3. Mobile is key, especially in emerging markets in Asia and the Middle East
Dunne ties the two previous ideas together by discussing the necessity of machine-based learning specifically in the mobile space. He drives his point home using the following example: on a mobile display, you can only see three flight options versus roughly ten options per page on a computer. As a result, the options given to the traveller on mobile must be more curated. Dunne describes machine-based learning as the key to providing travellers with the most customized option on mobile, which are also most likely to convert. Customized options ensure a great customer experience and eDreams’s focus on machine learning can help the company compete with dominant mobile competitors in China. At the same time, they can compete by introducing cross-platform booking options in the Middle East.
In another Executive Interview, Lorraine Sileo speaks with Brent Hoberman, the Co-Founder of lastminute.com (https://www.phocuswire.com/phocuswright-europe-2019-brent-hoberman?ctxp=). As a seasoned industry leader, Hoberman discusses the lack of innovation within the space. This is our fourth takeaway:
4. Innovation will propel those who embrace it to the top, and sink those who don’t
In the interview, Hoberman condemns industry giants, stating that he is “hugely disappointed in the travel industry as a whole for its lack of innovation.” This is a sentiment that is echoed throughout the conference.
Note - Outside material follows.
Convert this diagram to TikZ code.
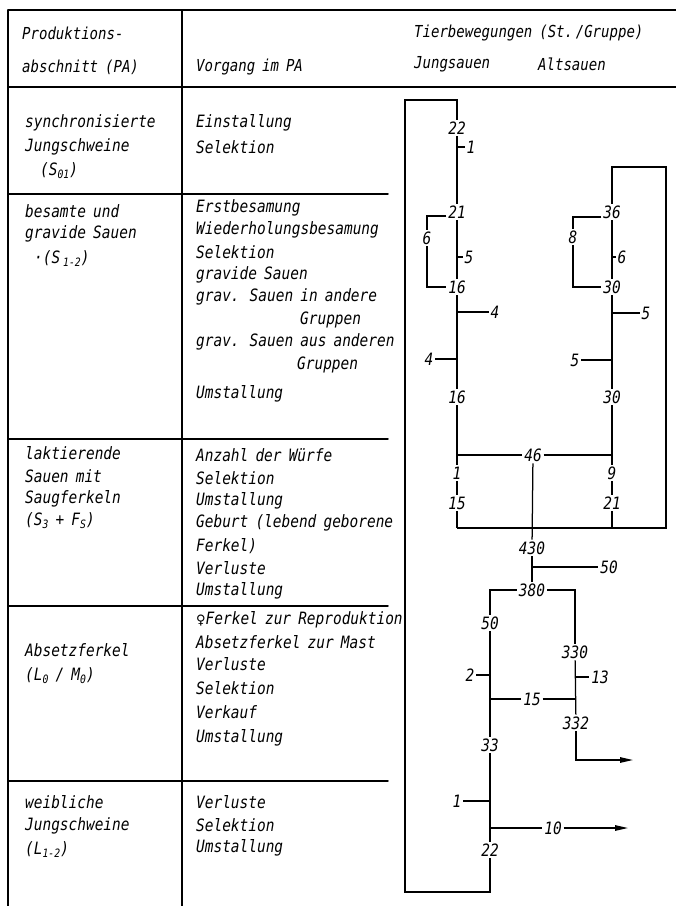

Personalization possibilities arising from advanced technologies like machine learning are a massive opportunity for OTAs who may be using technology from a past era. In the travel industry, opportunities for agile and innovative organizations are available for anyone brave enough to take advantage. Hoberman is clearly taking a dig at the empires and asserting that their rightful place is on the edge if they cannot move to innovate. However, although large organizations tend to be the most stagnant, we see antiquated technology in all sizes of organizations. Instead, all organizations should evaluate their technology and make a conscious effort to innovate and improve the travel ecosystem.
The last interview that we will focus on is a roundtable led by Kevin May, the Editor in Chief of Phocuswire (https://www.phocuswire.com/Expedia-empire-platform-online-travel). He interviewed Cyril Ranque, Expedia Group’s President for Lodging Partner Services, Jan Valentin, CEO and Founder of Enna, and Terry Von Bibra, General Manager for Europe at the Alibaba Group to get their thoughts on future trends and how they’re tackling issues unique to travel giants.
5. Size is both a blessing and a curse
May explains that a firm like Expedia lacks the adaptability of a smaller company when responding to market changes. Ranque counters May’s suggestion by asserting that slower reaction times in larger companies are not a problem. Ranque does not consider this to be a drawback of size because his firm is able to achieve scale and penetrate markets with ease. Although they will always be slower than the niche players, with their ability to scale, they will ultimately be more efficient. Ranque speaks to the question of Empires on Edge by reinforcing his confidence in the Expedia Group when competing with smaller, more agile players due to their ability to reach maximum efficiency through scale. Ultimately, the takeaway here is that while size can drastically help in penetrating new markets and competing, care must be taken to ensure that bureaucracy doesn’t hinder fast implementation and decision making. It wouldn’t be the first time we’ve seen a giant topple because they fell behind the times.
6. Having data is nice, but harnessing and leveraging it is crucial
When questioned about Expedia Group’s ability to adapt to a changing industry, Ranque speaks to the company’s massive amounts of data and their ability to leverage it to adapt to changing markets. Although the sheer volume of data may be a hindrance, Expedia’s data is very relevant to their own clients due to the size of the organization. Ranque argues that, through new technology such as machine learning and A.I., Expedia Group will be able to tailor experiences even more effectively because they know so much about their clients, which is a resource smaller firms lack. The concept of “Empires on Edge” is not relevant according to Ranque because smaller organizations are the ones burdened by reliance on machine learning and educated guessing. Whether or not empires are truly safe from the edge, it’s clear that leveraging whatever data you’re able to collect is key for business planning and traveller customization.
Phocuswright Europe 2019 discussed Empires on Edge from a number of perspectives brought forth by knowledgeable industry leaders. We got their opinions on the importance of mobile, machine learning, lack of innovation, achieving scale, and harnessing internal data. While empires lack agility, they have the advantage of plentiful internal data and company size that startups simply lack. Going forward, it remains to be seen whether empires are truly on the edge of obsolescence, or rather, that of opportunity.